Companies can maintain their brand and legal entity while minimising expenses. This status is particularly useful for:

Seasonal businesses

Companies planning future ventures

Protecting intellectual property

Dormant status allows businesses to retain their company name and structure without incurring significant ongoing costs. It provides flexibility for future reactivation without the need to form a new company.

Corporate Governance

Corporate governance plays a vital role in managing dormant companies. It encompasses key responsibilities and practices that directors must uphold, even when the company is not actively trading.

Director's Duties

Directors of dormant companies retain legal obligations despite the lack of trading activity. They must act in the company's best interests and comply with relevant laws and regulations. This includes maintaining accurate financial records and filing necessary documents with Companies House.

Directors should regularly review the company's status to determine if it should remain dormant or resume trading. They must also ensure the company meets the criteria for dormant status, such as having no significant accounting transactions during the financial year.

Failure to fulfil these duties can result in personal liability for directors, including fines or disqualification from holding directorship positions.

Annual General Meetings

Dormant companies are generally exempt from holding Annual General Meetings (AGMs) unless specified in their articles of association.

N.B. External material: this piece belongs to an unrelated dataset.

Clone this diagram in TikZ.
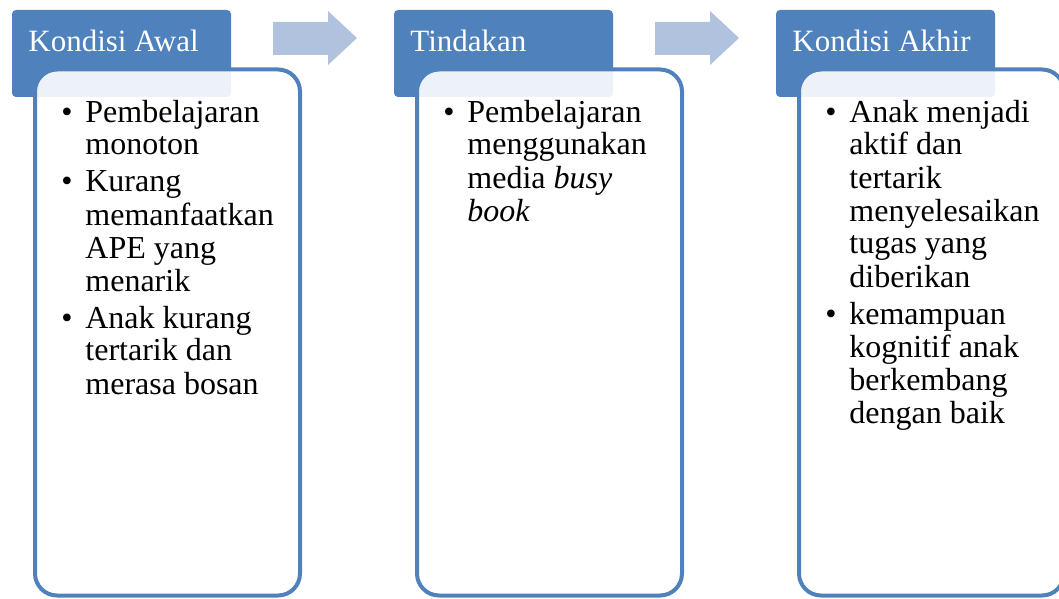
\documentclass[tikz,border=0pt]{standalone}
\usepackage{fontspec}
\setmainfont{Liberation Serif}
\usetikzlibrary{positioning}
\definecolor{birutua}{RGB}{79,129,189}
\definecolor{birumuda}{RGB}{176,194,222}
\newcommand{\butir}{\makebox[12pt][l]{\textbullet}}

\begin{document}
\begin{tikzpicture}[x=.5pt,y=-.5pt,
  tab/.style={fill=birutua,rounded corners=2pt,anchor=north west,outer sep=0pt,inner sep=0pt,minimum width=109.5pt,minimum height=43.5pt},
  kotak/.style={draw=birutua,line width=2pt,fill=white,fill opacity=.9,rounded corners=11pt,anchor=north west,outer sep=0pt,inner sep=0pt,minimum width=132.5pt,minimum height=263pt},
  judul/.style={text=white,anchor=base west,inner sep=0pt,font=\fontsize{15.5}{18}\selectfont},
  isi/.style={anchor=base west,inner sep=0pt,font=\fontsize{16}{16.5}\selectfont},
  panah/.style={fill=birumuda,draw=none}]
\useasboundingbox (0,0) rectangle (1059,599);
\clip (0,0) rectangle (1059,599);

% tab judul
\node[tab] (tab1) at (12,10) {};
\node[tab] (tab2) at (394,10) {};
\node[tab] (tab3) at (776,10) {};

% kotak isi
\node[kotak] (kotak1) at (35,69.5) {};
\node[kotak] (kotak2) at (417,69.5) {};
\node[kotak] (kotak3) at (799,69.5) {};

\node[judul] (judul1) at (28,52) {Kondisi Awal};
\node[judul] (judul2) at (410,52) {Tindakan};
\node[judul] (judul3) at (792,52) {Kondisi Akhir};

% panah blok
\fill[panah] (273,22) -- (328,22) -- (328,11) -- (357,38) -- (328,65) -- (328,55) -- (273,55) -- cycle;
\fill[panah] (655,22) -- (710,22) -- (710,11) -- (739,38) -- (710,65) -- (710,55) -- (655,55) -- cycle;

\node[isi] (isi1) at (61,122) {\begin{tabular}[t]{@{}l@{}l@{}}
\butir & Pembelajaran\\
 & monoton\\[2pt]
\butir & Kurang\\
 & memanfaatkan\\
 & APE yang\\
 & menarik\\[2pt]
\butir & Anak kurang\\
 & tertarik dan\\
 & merasa bosan
\end{tabular}};

\node[isi] (isi2) at (443,122) {\begin{tabular}[t]{@{}l@{}l@{}}
\butir & Pembelajaran\\
 & menggunakan\\
 & media \textit{busy}\\
 & \textit{book}
\end{tabular}};

\node[isi] (isi3) at (825,122) {\begin{tabular}[t]{@{}l@{}l@{}}
\butir & Anak menjadi\\
 & aktif dan\\
 & tertarik\\
 & menyelesaikan\\
 & tugas yang\\
 & diberikan\\[2pt]
\butir & kemampuan\\
 & kognitif anak\\
 & berkembang\\
 & dengan baik
\end{tabular}};

\end{tikzpicture}
\end{document}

However, maintaining good governance practices may involve holding voluntary meetings to keep shareholders informed.

If AGMs are held, they typically cover:

Approval of accounts

Appointment or reappointment of directors

Discussion of company status and future plans

For private companies, written resolutions can often replace the need for physical meetings, streamlining the decision-making process.

Maintaining Records

Proper record-keeping is crucial for dormant companies. Essential documents to maintain include:

Statutory registers (e.g., members, directors, secretaries)

Minutes of board meetings and general meetings

Financial records and annual accounts

Companies must preserve these records for specified periods, typically six years for financial documents. Accurate record-keeping ensures compliance with legal requirements and facilitates smooth transitions if the company resumes trading.

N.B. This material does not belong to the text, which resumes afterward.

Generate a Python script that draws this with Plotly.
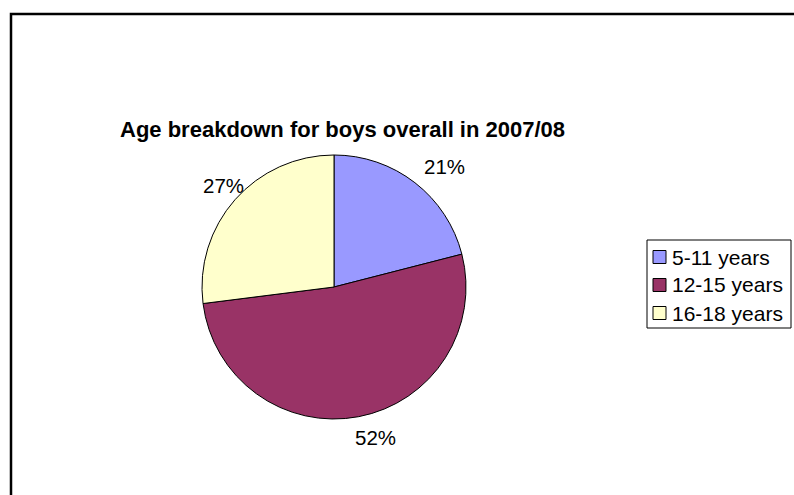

Digital storage solutions can help organise and secure company records efficiently. Regular reviews of stored information help ensure data remains up-to-date and compliant with data protection regulations.

Reactivate a Dormant Company

Reactivating a dormant company involves specific steps to resume operations and meet legal requirements. Companies must carefully navigate this process to ensure compliance and financial stability.

Resuming Business Activity

To restart business activities, companies should review their original business plan and update it as needed. This may involve reassessing market conditions, competitors, and financial projections. It's crucial to inform key stakeholders, including shareholders and creditors, of the intention to reactivate.

Companies must also re-establish relationships with suppliers and customers. This might require negotiating new contracts or terms of service. Updating marketing materials and digital presence is essential to announce the company's return to active status.

Rehiring staff or recruiting new employees may be necessary. It's important to review and update employment contracts and policies to ensure compliance with current labour laws.

Updating Company Status

Notifying Companies House is a critical step in reactivating a dormant company. This involves filing the appropriate forms to change the company's status from dormant to active. The specific form required depends on the company's current situation.

Companies must also inform HM Revenue & Customs (HMRC) of their intention to resume trading. This includes re-registering for Corporation Tax and, if applicable, VAT.

Updating the company's registered office address and director information is crucial if changes have occurred during dormancy. Companies should review and update their Articles of Association if necessary.

Financial and Legal Implications

Reactivating a company often requires securing new funding or investment. This may involve approaching banks, investors, or exploring alternative financing options. Companies should prepare detailed financial forecasts to support funding requests.

Re-establishing accounting systems and processes is essential. This includes setting up bookkeeping procedures, opening new bank accounts if needed, and preparing for tax obligations.

Legal considerations include reviewing and updating contracts, licences, and insurance policies. Companies should ensure compliance with current regulations in their industry. It's advisable to consult with legal and financial professionals to navigate potential complexities.

Addressing any outstanding debts or legal issues from before dormancy is crucial. Companies must resolve these matters to avoid complications during reactivation.

Frequently Asked Questions

Dormant companies raise several common queries regarding legal requirements, accounting procedures, and reactivation processes. The following questions address key aspects of maintaining and managing a dormant company in the UK.

What constitutes a dormant company under UK law?

A dormant company in the UK is one that has no significant accounting transactions during a financial year. It must not be actively trading or carrying on business activities. The company may still own assets or have existing bank accounts.

How can a dormant company submit its accounts to Companies House?

Dormant companies can submit simplified accounts to Companies House. This typically involves filing a balance sheet and directors' statements. The process can be completed online or by post using form AA02.

What are the potential reasons for keeping a company dormant?

Companies may remain dormant to protect a business name for future use. Some businesses keep subsidiaries dormant as part of a group structure. Others maintain dormancy to hold intellectual property or assets.

For what duration is it permissible to maintain a company in dormant status?

There is no legal time limit for how long a company can remain dormant in the UK. Companies can stay dormant indefinitely, provided they continue to meet annual filing requirements with Companies House and HMRC.

What processes are involved in reactivating a dormant company?

To reactivate a dormant company, inform HMRC and Companies House of the change in status. Update the company's records and register for Corporation Tax. Prepare full annual accounts and tax returns once trading resumes.

Are there any drawbacks to holding a company in a dormant state?

Maintaining a dormant company involves ongoing administrative responsibilities. Annual accounts and confirmation statements must still be filed. Directors remain liable for ensuring compliance with company law.